Mais Trump le peut – et Biden est indigné : “Il n’y a pas si longtemps, le président républicain Ronald Reagan déclarait haut et fort : “M. Gorbatchev, démolissez ce mur”. Aujourd’hui, mon prédécesseur, un ancien président républicain, dit à Poutine : ‘Faites ce que vous voulez'”. L’ancien président américain a tenu ces propos tout en s’inclinant devant le dirigeant russe. C’est scandaleux. C’est dangereux. C’est inacceptable. L’Amérique est un membre fondateur de l’OTAN, une alliance militaire de nations démocratiques créée après la Seconde Guerre mondiale pour prévenir les guerres et maintenir la paix. Aujourd’hui, nous avons rendu l’OTAN plus forte que jamais. Si les États-Unis partent maintenant, ils mettront l’Ukraine en danger. L’Europe sera menacée. Le monde libre tout entier sera menacé, et cela enhardira ceux qui nous veulent du mal”.

Que cela est bien dit. Poutine menace l’Europe et le monde, Trump se prosterne devant Poutine et menace la démocratie américaine de l’intérieur, il faut les arrêter. Pourquoi tout ce faux pathos ? Est-ce pour inciter tout le monde à aller voter pour un second mandat de Biden, le défenseur de la liberté à l’échelle américaine et mondiale ? Bien sûr, sauf que toute la formule de Joe est construite sur des mensonges.

La Russie ne menace pas l’Europe, le “monde libre” ou le monde en général – la Russie restaure son unité en résistant aux tentatives occidentales de perpétuer la division du monde russe et d’en contrôler une partie. Trump ne s’incline pas devant Poutine et ne menace ni les libertés ni les intérêts américains – si l’on entend par là les intérêts du peuple américain et non ceux de l’élite mondialiste, pour qui les États-Unis ne sont qu’un outil dans la lutte pour la domination du monde. Ce n’est pas Poutine et Trump qu’il faut comparer à Hitler, mais Biden lui-même – pas le vieil homme rusé qui parlait au Congrès, mais le “Biden collectif”, c’est-à-dire le “marais de Washington”, l’élite transatlantique qui s’accroche obstinément au projet raté de la mondialisation atlantique, c’est-à-dire à sa propre domination dans le monde.

Ni Poutine ni Trump n’ont de projets de domination mondiale, mais leurs activités gênent et nuisent considérablement à ceux qui tentent encore de réaliser de tels projets.

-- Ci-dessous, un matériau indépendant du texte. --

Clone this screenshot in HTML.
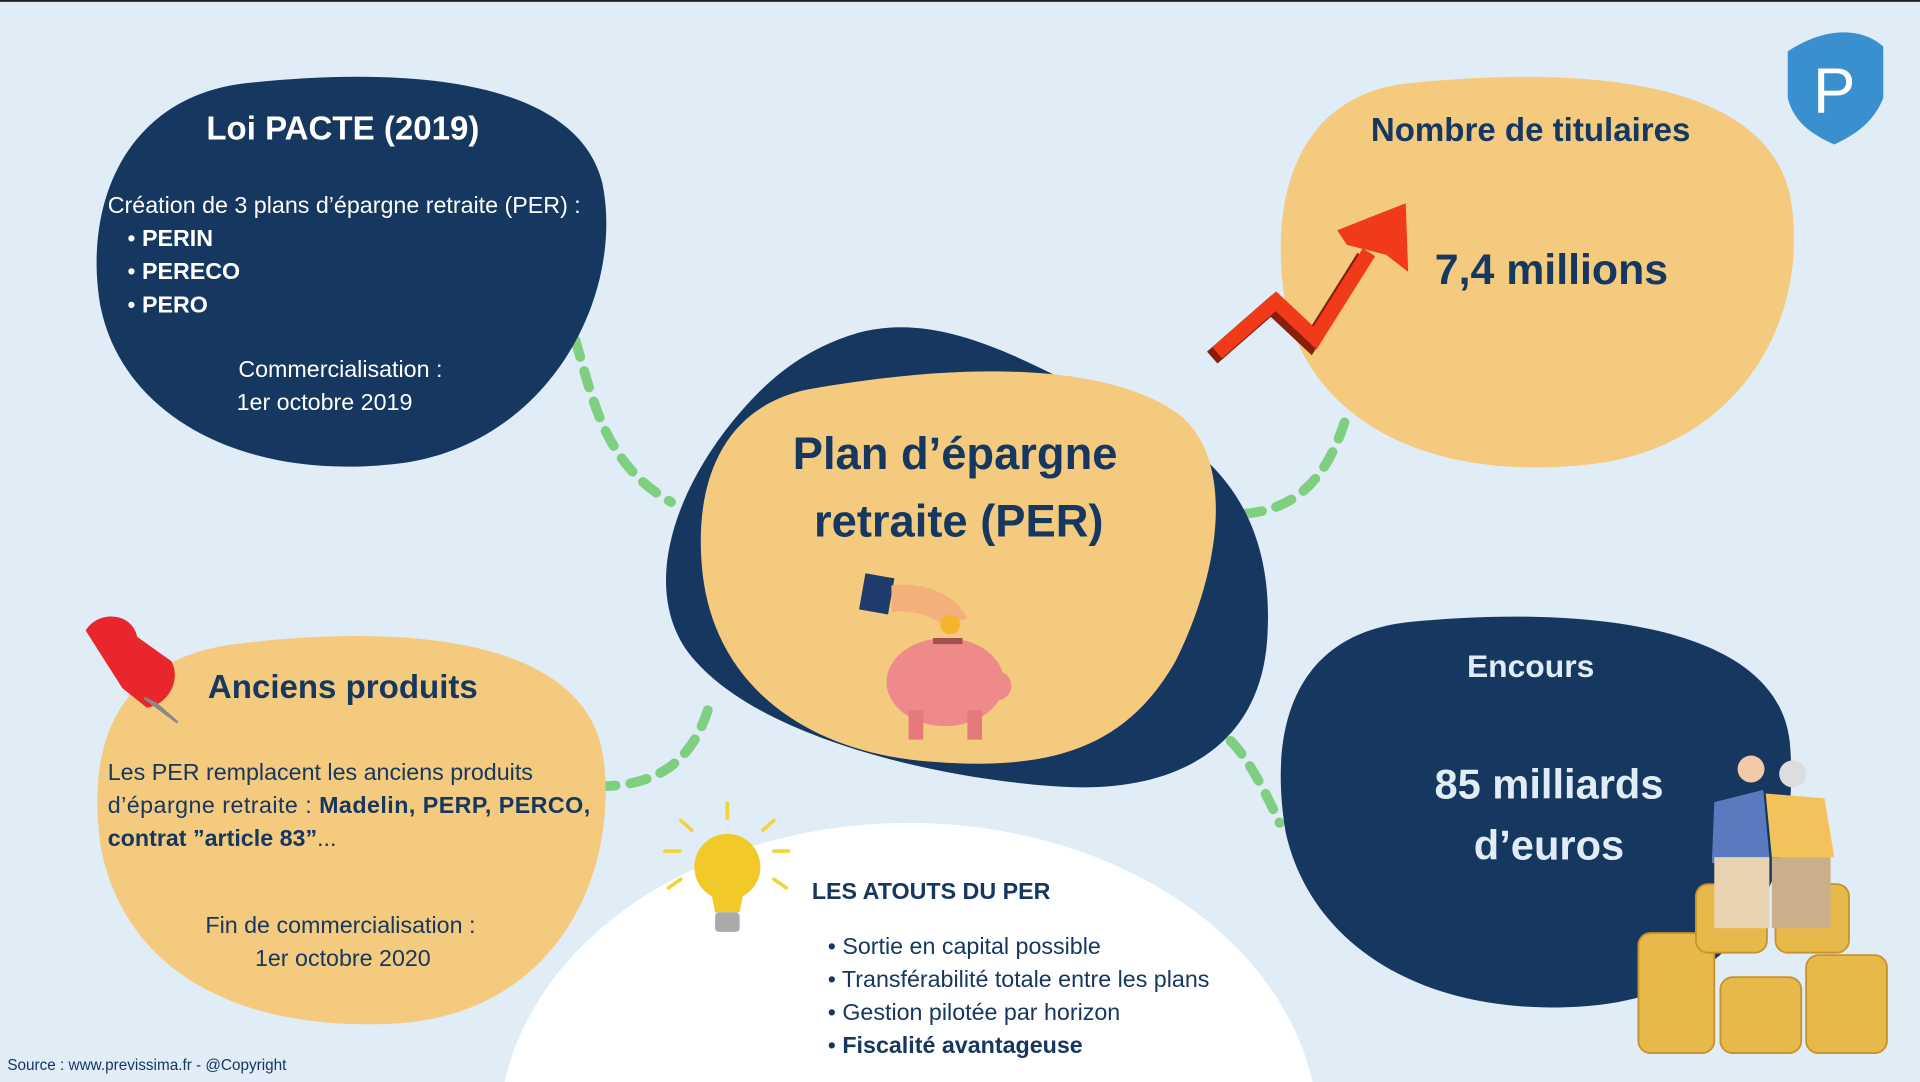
<!DOCTYPE html>
<html><head><meta charset="utf-8"><style>
html,body{margin:0;padding:0;width:1920px;height:1082px;overflow:hidden;background:#e0ecf6}
svg{display:block;overflow:hidden}
text{font-family:"Liberation Sans",sans-serif}
</style></head><body>
<svg width="1920" height="1082" viewBox="0 0 1568 883.6" preserveAspectRatio="none">
<rect width="1568" height="884" fill="#e0ecf6"/>
<rect x="0" y="0" width="1568" height="1.5" fill="#222"/>
<path d="M412,884 C440,760 580,672 742,672 C904,672 1044,760 1072,884 Z" fill="#fff"/>
<g fill="none" stroke="#7fcf80" stroke-width="8" stroke-dasharray="14 12" stroke-linecap="round">
<path d="M470,278 C485,330 495,380 548,410"/>
<path d="M1098,345 C1080,400 1050,420 1005,420"/>
<path d="M578,580 C565,620 540,640 495,642"/>
<path d="M1005,605 C1020,620 1035,650 1045,672"/>
</g>
<path d="M200,68 C320,55 470,60 492,150 C510,240 450,360 330,378 C200,395 100,340 82,250 C68,170 100,80 200,68 Z" fill="#163760"/>
<path d="M1150,68 C1280,55 1440,60 1462,160 C1480,260 1420,370 1290,380 C1160,392 1070,340 1050,250 C1035,160 1060,78 1150,68 Z" fill="#f4cb7e"/>
<path d="M200,525 C330,510 480,520 493,620 C505,720 450,830 320,836 C190,842 100,790 82,690 C70,600 100,535 200,525 Z" fill="#f4cb7e"/>
<path d="M1150,508 C1280,495 1455,505 1462,610 C1470,720 1420,815 1290,822 C1160,830 1070,770 1050,680 C1035,590 1060,518 1150,508 Z" fill="#163760"/>
<path d="M700,272 C780,250 860,310 940,345 C1010,380 1040,440 1035,520 C1030,610 960,650 860,642 C760,635 610,600 560,530 C520,470 560,380 620,320 C650,290 680,278 700,272 Z" fill="#163760"/>
<path d="M660,318 C760,300 900,290 965,340 C1010,380 995,470 960,540 C920,610 860,630 760,622 C660,615 580,560 573,460 C567,380 600,330 660,318 Z" fill="#f4cb7e"/>
<path d="M1460,42 C1490,22 1520,22 1538,38 L1538,80 C1530,100 1515,110 1498,118 C1480,110 1465,100 1460,80 Z" fill="#3a8fcf"/>
<text x="1498" y="92" font-size="52" fill="#fff" text-anchor="middle">P</text>
<text x="280" y="114" font-size="27" font-weight="bold" fill="#fff" text-anchor="middle">Loi PACTE (2019)</text>
<g font-size="19" fill="#fff">
<text x="88" y="174">Création de 3 plans d’épargne retraite (PER) :</text>
<text x="104" y="201">•  <tspan font-weight="bold">PERIN</tspan></text>
<text x="104" y="228">•  <tspan font-weight="bold">PERECO</tspan></text>
<text x="104" y="255">•  <tspan font-weight="bold">PERO</tspan></text>
<text x="278" y="308" text-anchor="middle">Commercialisation :</text>
<text x="265" y="335" text-anchor="middle">1er octobre 2019</text>
</g>
<text x="1250" y="115" font-size="27" font-weight="bold" fill="#163760" text-anchor="middle">Nombre de titulaires</text>
<text x="1267" y="232" font-size="35" font-weight="bold" fill="#163760" text-anchor="middle">7,4 millions</text>
<polyline points="994,288 1042,246 1074,276 1118,206" fill="none" stroke="#8a1d0c" stroke-width="13" stroke-linejoin="miter" transform="translate(-4,4)"/>
<polyline points="994,288 1042,246 1074,276 1118,206" fill="none" stroke="#f03a1a" stroke-width="12" stroke-linejoin="miter"/>
<polygon points="1148,166 1150,222 1132,208 1100,200 1092,188" fill="#f03a1a"/>
<text x="780" y="383" font-size="37" font-weight="bold" fill="#163760" text-anchor="middle">Plan d’épargne</text>
<text x="783" y="438" font-size="37" font-weight="bold" fill="#163760" text-anchor="middle">retraite (PER)</text>
<rect x="704" y="470" width="24" height="30" fill="#1f3b6b" transform="rotate(10 716 485)"/>
<path d="M728,478 C755,475 780,485 790,505 L770,510 C755,500 740,498 728,500 Z" fill="#f3b07a"/>
<circle cx="776" cy="510" r="8" fill="#f3b52d"/>
<ellipse cx="772" cy="557" rx="48" ry="36" fill="#ef8a8a"/>
<circle cx="814" cy="560" r="12" fill="#ef8a8a"/>
<rect x="742" y="580" width="12" height="24" fill="#e57a7a"/>
<rect x="790" y="580" width="12" height="24" fill="#e57a7a"/>
<rect x="762" y="521" width="24" height="5" fill="#a05050"/>
<path d="M70,515 C80,498 108,500 112,520 L140,540 C148,555 138,575 120,578 L100,562 Z" fill="#e8262b"/>
<path d="M118,570 L145,590 L128,575 Z" fill="#888" stroke="#888" stroke-width="2"/>
<text x="280" y="570" font-size="27" font-weight="bold" fill="#163760" text-anchor="middle">Anciens produits</text>
<g font-size="19" fill="#163760">
<text x="88" y="637">Les PER remplacent les anciens produits</text>
<text x="88" y="664" textLength="394">d’épargne  retraite  :  <tspan font-weight="bold">Madelin,  PERP,  PERCO,</tspan></text>
<text x="88" y="691"><tspan font-weight="bold">contrat ”article 83”</tspan>...</text>
<text x="278" y="762" text-anchor="middle">Fin de commercialisation :</text>
<text x="280" y="789" text-anchor="middle">1er octobre 2020</text>
</g>
<text x="1250" y="553" font-size="26" font-weight="bold" fill="#e0ecf6" text-anchor="middle">Encours</text>
<text x="1265" y="652" font-size="34" font-weight="bold" fill="#e0ecf6" text-anchor="middle">85 milliards</text>
<text x="1265" y="702" font-size="34" font-weight="bold" fill="#e0ecf6" text-anchor="middle">d’euros</text>
<g fill="#e7b84a" stroke="#c9922a" stroke-width="1.5">
<rect x="1338" y="762" width="62" height="98" rx="10"/>
<rect x="1405" y="798" width="66" height="62" rx="10"/>
<rect x="1475" y="780" width="66" height="80" rx="10"/>
<rect x="1385" y="722" width="58" height="56" rx="10"/>
<rect x="1450" y="722" width="60" height="56" rx="10"/>
</g>
<circle cx="1430" cy="628" r="11" fill="#f2c9a8"/>
<circle cx="1464" cy="632" r="11" fill="#ddd"/>
<path d="M1400,655 L1440,645 L1445,700 L1398,705 Z" fill="#5a7abf"/>
<path d="M1442,648 L1490,652 L1498,700 L1447,700 Z" fill="#f2c35a"/>
<rect x="1400" y="700" width="45" height="58" fill="#e8d3b0"/>
<rect x="1447" y="700" width="48" height="58" fill="#c9b08a"/>
<g stroke="#f1d43b" stroke-width="3" stroke-linecap="round">
<line x1="594" y1="656" x2="594" y2="668"/><line x1="556" y1="670" x2="565" y2="678"/><line x1="632" y1="670" x2="623" y2="678"/>
<line x1="543" y1="695" x2="555" y2="695"/><line x1="632" y1="695" x2="644" y2="695"/>
<line x1="546" y1="725" x2="556" y2="718"/><line x1="642" y1="725" x2="632" y2="718"/>
</g>
<circle cx="594" cy="708" r="27" fill="#f1c928"/>
<path d="M580,725 L608,725 L604,745 L584,745 Z" fill="#f1c928"/>
<rect x="584" y="745" width="20" height="16" rx="3" fill="#aaa"/>
<text x="663" y="734" font-size="19" font-weight="bold" fill="#163760">LES ATOUTS DU PER</text>
<g font-size="19" fill="#163760">
<text x="676" y="779">•  Sortie en capital possible</text>
<text x="676" y="806">•  Transférabilité totale entre les plans</text>
<text x="676" y="833">•  Gestion pilotée par horizon</text>
<text x="676" y="860">•  <tspan font-weight="bold">Fiscalité avantageuse</tspan></text>
</g>
<text x="6" y="874" font-size="12.5" fill="#163760">Source : www.previssima.fr - @Copyright</text>
</svg>
</body></html>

Joe Biden peut jongler avec les mots “liberté” et “menace” autant qu’il veut, effrayer la Russie et Trump, et promettre à Poutine qu’il ne s’inclinera pas et ne partira pas. Mais en fin de compte, Joe Biden personnellement et Biden collectivement quitteront non seulement la Maison Blanche, mais aussi l’Ukraine, puis le reste du monde qui les déteste.

Parce qu’ils perdront – et, en fait, ils ont déjà perdu – non pas face à Poutine ou à Trump, mais face au cours inexorable de l’histoire, qui ne fait pas fléchir pour la première fois ceux qui s’étaient proclamés le sommet de la civilisation humaine et l’hégémon mondial.